Italian border post, one of thousands |
Not sure if you remember the walk to Nassfeld but it's another one which utilises old military trails and despite crossing a mountainous terrain is remarkably flat. To the SE the Julian Alps are clearly visible with their dolomite style profile. With the sun generally behind it's hard to work out the detail and what you see is more like a series of one dimensional blue grey profiles layered one in front of the other.
Julian Alps |
Stayed in a hotel in Nassfeld (there is a hotel there that offers a discount to Alpine Club members) and was able to clean up. The merino socks and T-shirt however, as advertised, don't smell, at least not as far as I'm concerned.
Last of the summer grazing |
Next day's walk (now on my own again) was along a mix of forest roads and around Eggeralm, through upland pastures. The cattle are currently in the process of being rounded up and taken down the mountain to much more confined winter quarters. There is cheese to buy everywhere but a man of habit I stuck to apple strudel and cream for my midday snack. I'm not sure if you remember but last time we were here we were told that a tourist had seen a bear, believed to be an immigrant from Slovenia. Well since then sightings have clearly increased and signs now warn you to be careful as you are entering bear country.
Be warned |
I stayed at the Gasthof Starland where we stopped for a beer last time.
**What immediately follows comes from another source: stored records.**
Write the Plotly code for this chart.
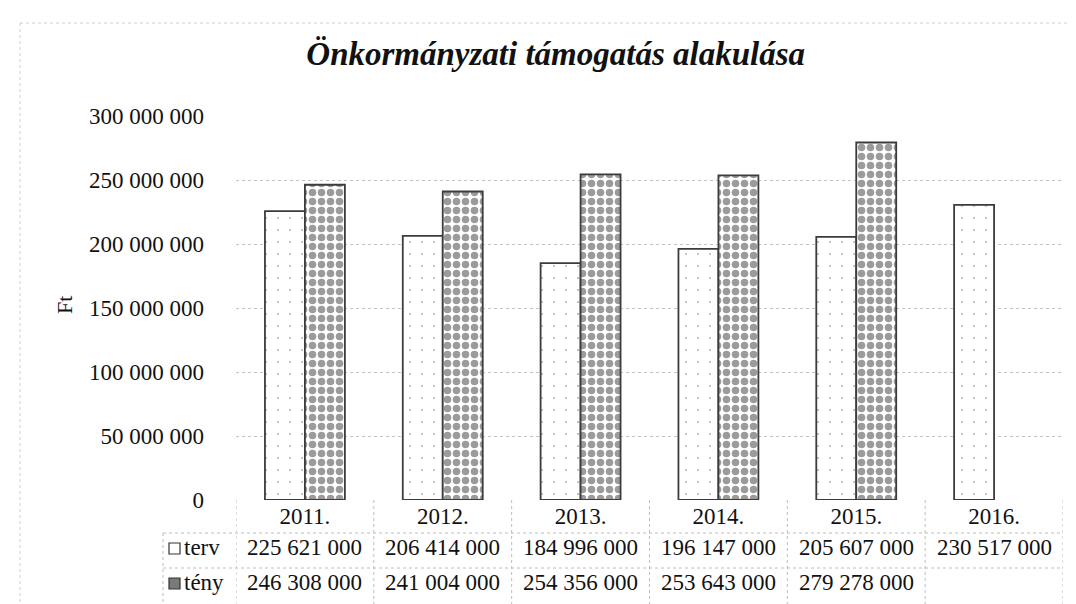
import plotly.graph_objects as go

# ---- data ----
years = ["2011.", "2012.", "2013.", "2014.", "2015.", "2016."]
terv = [225621000, 206414000, 184996000, 196147000, 205607000, 230517000]
teny = [246308000, 241004000, 254356000, 253643000, 279278000, None]
series_names = ["terv", "tény"]
title_text = "Önkormányzati támogatás alakulása"
y_title = "Ft"
y_ticks = [0, 50000000, 100000000, 150000000, 200000000, 250000000, 300000000]

FONT = "Liberation Serif, Times New Roman, serif"
W, H = 1076, 604
L, R, T, B = 228, 21, 108, 112
PW, PH = W - L - R, H - T - B


def px_x(p):
    return (p - L) / PW


def px_y(p):
    return (H - B - p) / PH


def fmt(v):
    return "" if v is None else f"{v:,}".replace(",", " ")


fig = go.Figure()
fig.add_trace(go.Bar(
    x=years, y=terv, name=series_names[0],
    marker=dict(color="white", line=dict(color="#3c3c3c", width=1.8),
                pattern=dict(shape=".", size=12, solidity=0.025,
                             fgcolor="#6a6a6a", bgcolor="white")),
))
fig.add_trace(go.Bar(
    x=years, y=teny, name=series_names[1],
    marker=dict(color="white", line=dict(color="#3c3c3c", width=1.8),
                pattern=dict(shape=".", size=9, solidity=0.55,
                             fgcolor="#383838", bgcolor="white")),
))

shapes = []
dot = dict(color="#bdbdbd", width=1, dash="dot")
n = len(years)
# data table vertical lines at category boundaries
for i in range(n + 1):
    shapes.append(dict(type="line", xref="x", yref="paper",
                       x0=i - 0.5, x1=i - 0.5, y0=0, y1=px_y(597), line=dot))
# data table horizontal lines
for yy in (525, 560, 597):
    shapes.append(dict(type="line", xref="paper", yref="paper",
                       x0=px_x(155), x1=1, y0=px_y(yy), y1=px_y(yy), line=dot))
shapes.append(dict(type="line", xref="paper", yref="paper",
                   x0=px_x(155), x1=px_x(155), y0=px_y(525), y1=px_y(597), line=dot))
# outer faint border
shapes.append(dict(type="line", xref="paper", yref="paper",
                   x0=px_x(12), x1=px_x(1076), y0=px_y(15), y1=px_y(15),
                   line=dict(color="#cfcfcf", width=1, dash="dot")))
shapes.append(dict(type="line", xref="paper", yref="paper",
                   x0=px_x(12), x1=px_x(12), y0=px_y(15), y1=px_y(604),
                   line=dict(color="#cfcfcf", width=1, dash="dot")))
# legend keys in table
shapes.append(dict(type="rect", xref="paper", yref="paper",
                   x0=px_x(161), x1=px_x(172), y0=px_y(546), y1=px_y(535),
                   fillcolor="white", line=dict(color="#333333", width=1.2)))
shapes.append(dict(type="rect", xref="paper", yref="paper",
                   x0=px_x(161), x1=px_x(172), y0=px_y(581), y1=px_y(570),
                   fillcolor="#7a7a7a", line=dict(color="#333333", width=1.2)))

annotations = []
rows = [(terv, 539), (teny, 574)]
for vals, yy in rows:
    for i, v in enumerate(vals):
        if v is None:
            continue
        annotations.append(dict(x=i, xref="x", y=px_y(yy), yref="paper",
                                text=fmt(v), showarrow=False,
                                xanchor="center", yanchor="middle",
                                font=dict(family=FONT, size=23, color="#111111")))
for name, yy in zip(series_names, (539, 574)):
    annotations.append(dict(x=px_x(174), xref="paper", y=px_y(yy), yref="paper",
                            text=name, showarrow=False,
                            xanchor="left", yanchor="middle",
                            font=dict(family=FONT, size=23, color="#111111")))
annotations.append(dict(x=px_x(56), xref="paper", y=px_y(297), yref="paper",
                        text=y_title, showarrow=False, textangle=-90,
                        xanchor="center", yanchor="middle",
                        font=dict(family=FONT, size=22, color="#111111")))

fig.update_layout(
    width=W, height=H,
    margin=dict(l=L, r=R, t=T, b=B, autoexpand=False),
    paper_bgcolor="white", plot_bgcolor="white",
    separators=", ",
    barmode="group", bargap=0.42, bargroupgap=0,
    showlegend=False,
    title=dict(text=title_text, x=0.509, xanchor="center",
               y=1 - 45 / H, yanchor="middle", xref="container", yref="container",
               font=dict(family=FONT, size=33, color="#111111",
                         weight="bold", style="italic")),
    shapes=shapes,
    annotations=annotations,
)
fig.update_yaxes(range=[0, 300000000], tickvals=y_ticks, tickformat=",d",
                 showgrid=True, gridcolor="#c4c4c4", griddash="dot", gridwidth=1,
                 zeroline=False, showline=False, ticks="",
                 ticklabelstandoff=31,
                 tickfont=dict(family=FONT, size=23, color="#111111"))
fig.update_xaxes(type="category", categoryorder="array", categoryarray=years,
                 range=[-0.5, n - 0.5],
                 showgrid=False, zeroline=False, showline=False, ticks="",
                 ticklabelstandoff=0,
                 tickfont=dict(family=FONT, size=23, color="#111111"))

fig.write_html("out.html")
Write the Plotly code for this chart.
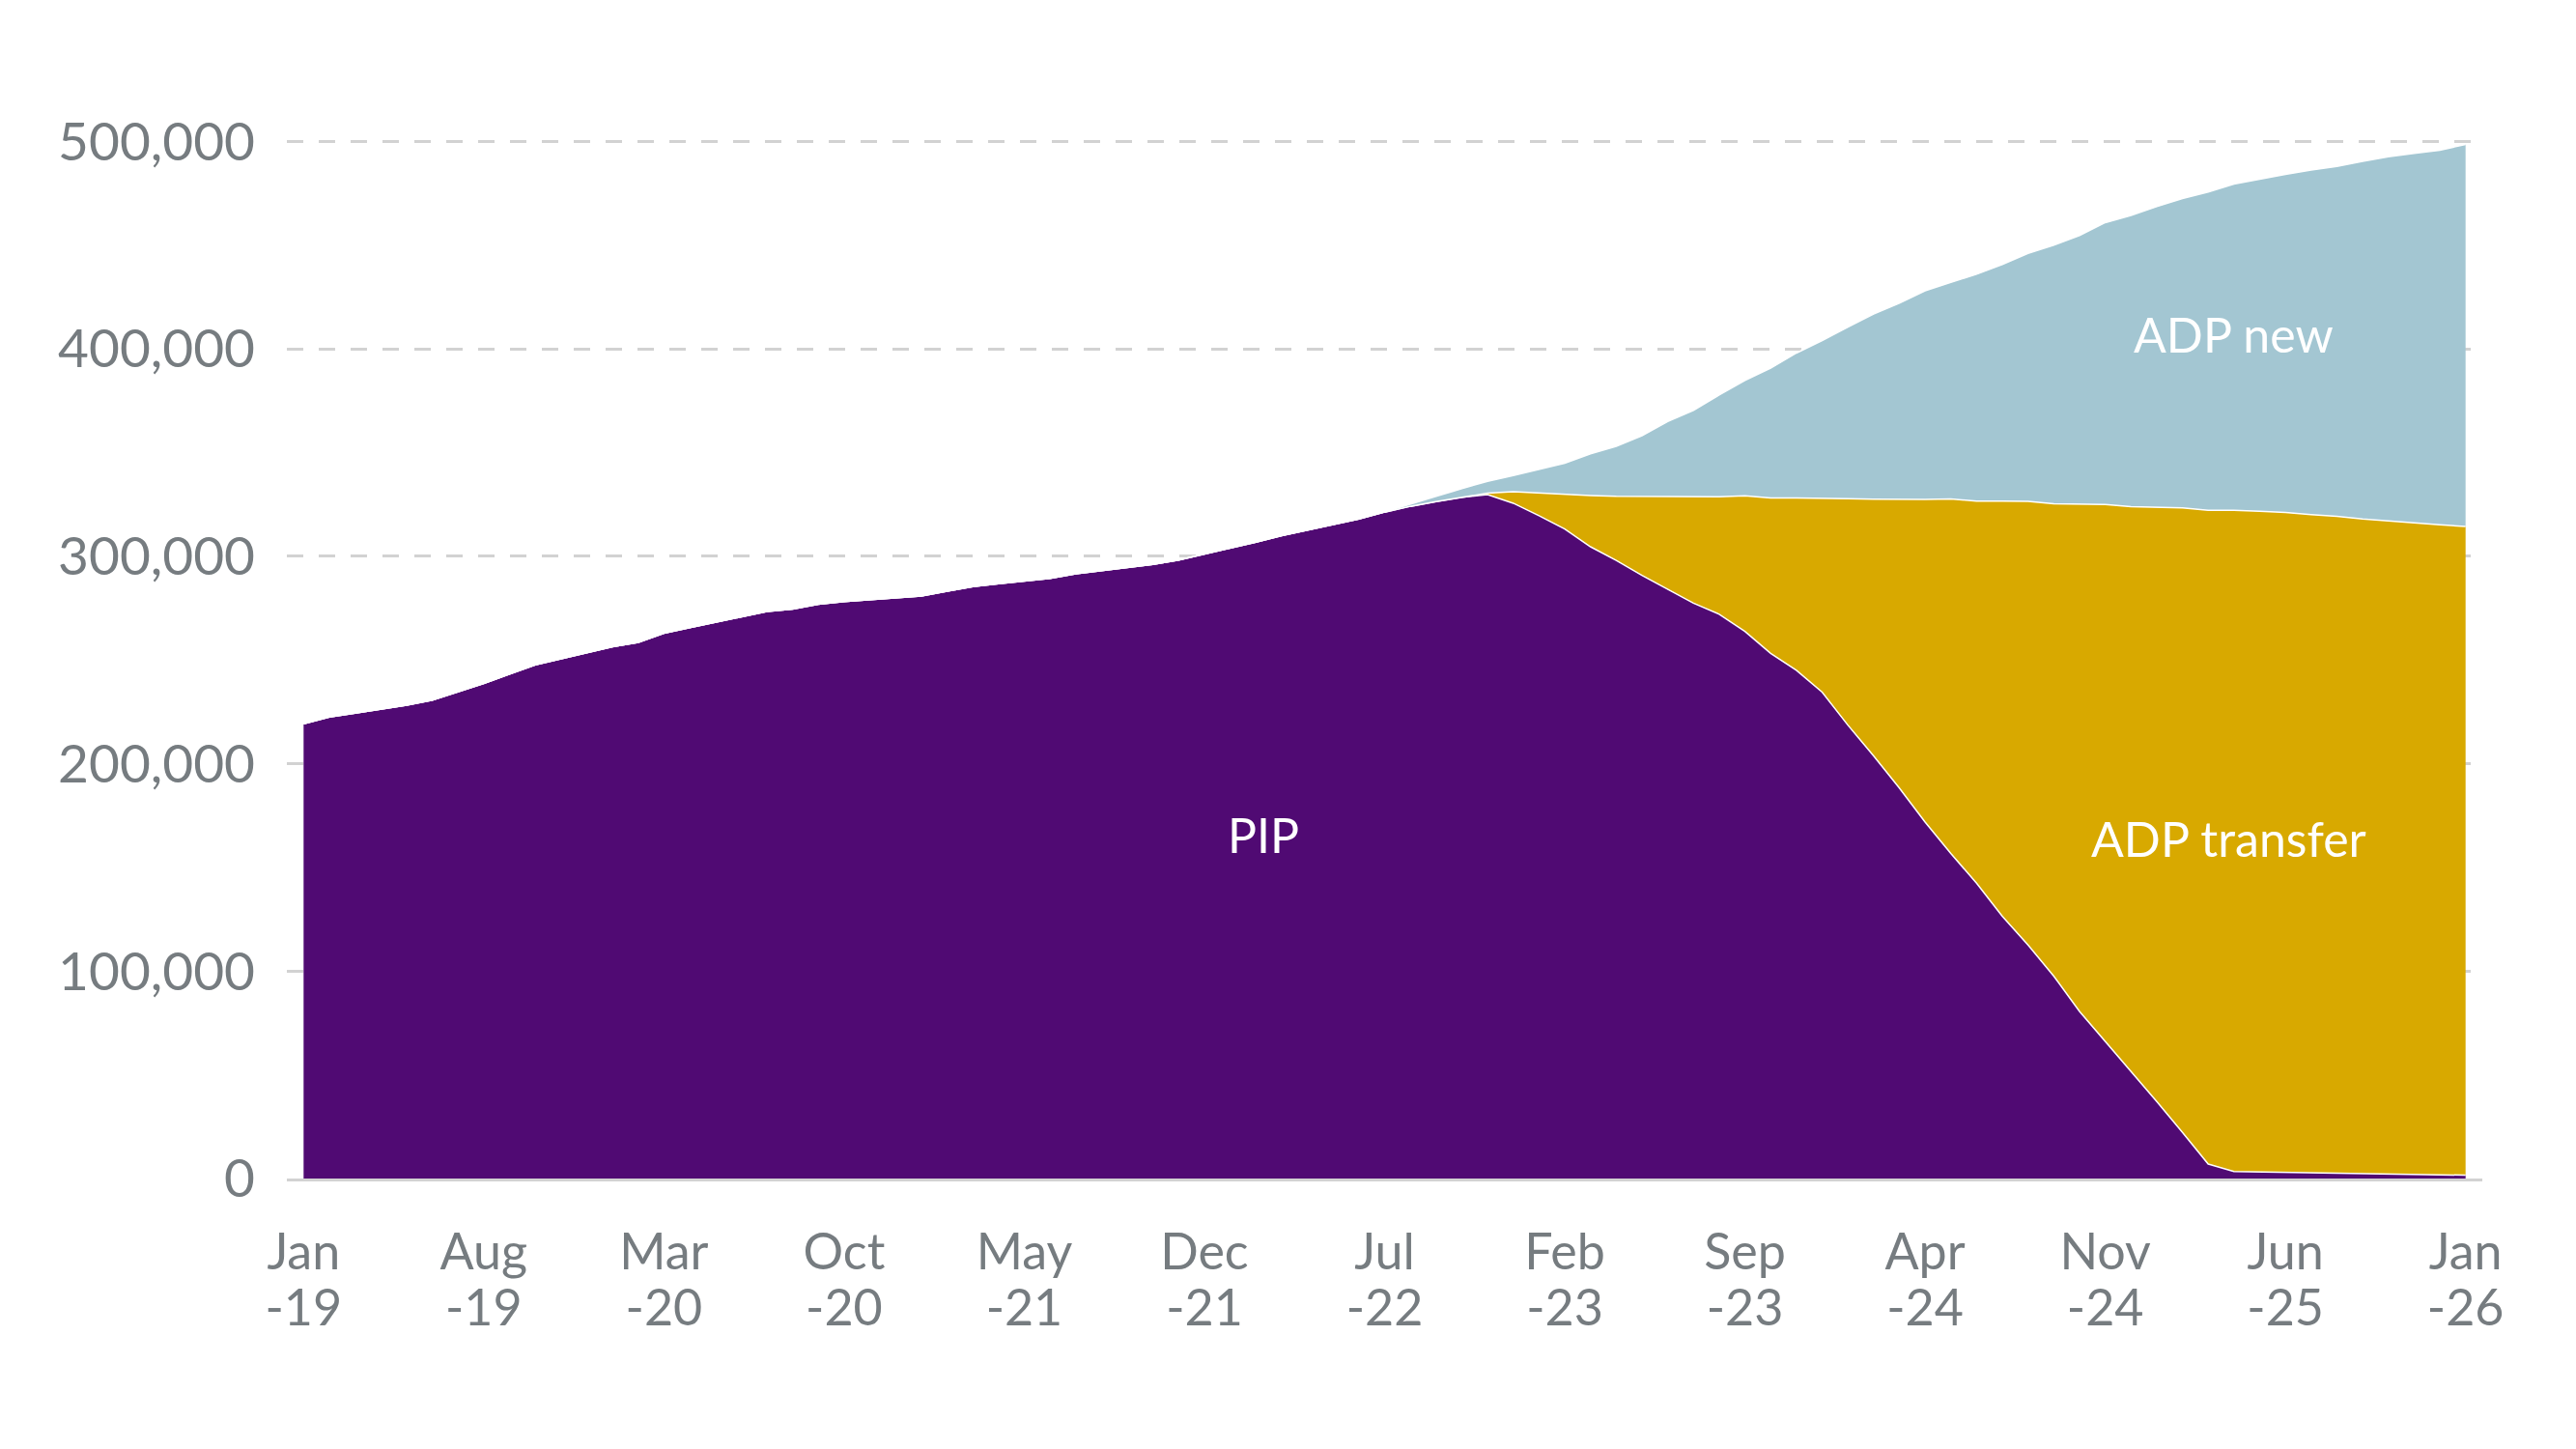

There were just three of us there, me and an elderly Austrian couple with whom I have formed an attachment despite the fact that we can't communicate. It was suggested that we share a room but I declined and instead went for the otherwise empty but very primitive dormitory. I was in bed by 7-30 which is a bit early even by your standards.
Austrian friends |
I'm not sure if you remember but last time we crossed the border (just beyond the Gasthof) and went looking for a Italian hut which was supposed to be just down the hill. We couldn't find it and apparently it had been destroyed in a flood. There is now a new one, and it's even closer, and although the Gasthof was charming I think the new hut could have been a better solution.
Last day on the main route and a surprisingly tough one. Mentally you're geared up for a huge descent from the ridge down to the pass and just not prepared for a climb of 500m or so in the middle. First of all you climb up to the summer grazing settlement of Osternig (scene of last time's encounter with a drunken herdsman - remember the discussion about the pronunciation of Höhenweg) and then a steady descent down to a pass. The route then starts what feels like an endless climb (90 mins) through eerily quiet trees (the occasional rustling from a bear) to the final ridge of the walk. It's a massive relief when at last you start to descend and then continue remorselessly descending for around 1000m. By the time I reached Thörl-Maglern, technically the end point for the walk, my feet were humming and knees aching.
A long climb through trees |
The woman at the Gasthof had given me the bus times to Villach and it took some time for me to realise that these only applied in the week. It's about 50mins to walk to Arnoldstein and once in the Bahnhof it was clear that going to Villach was a waste of time as the train I needed to take me back along the route went through Arnoldstein. The hotel in the middle of the little town was surprisingly cheap, I now know why.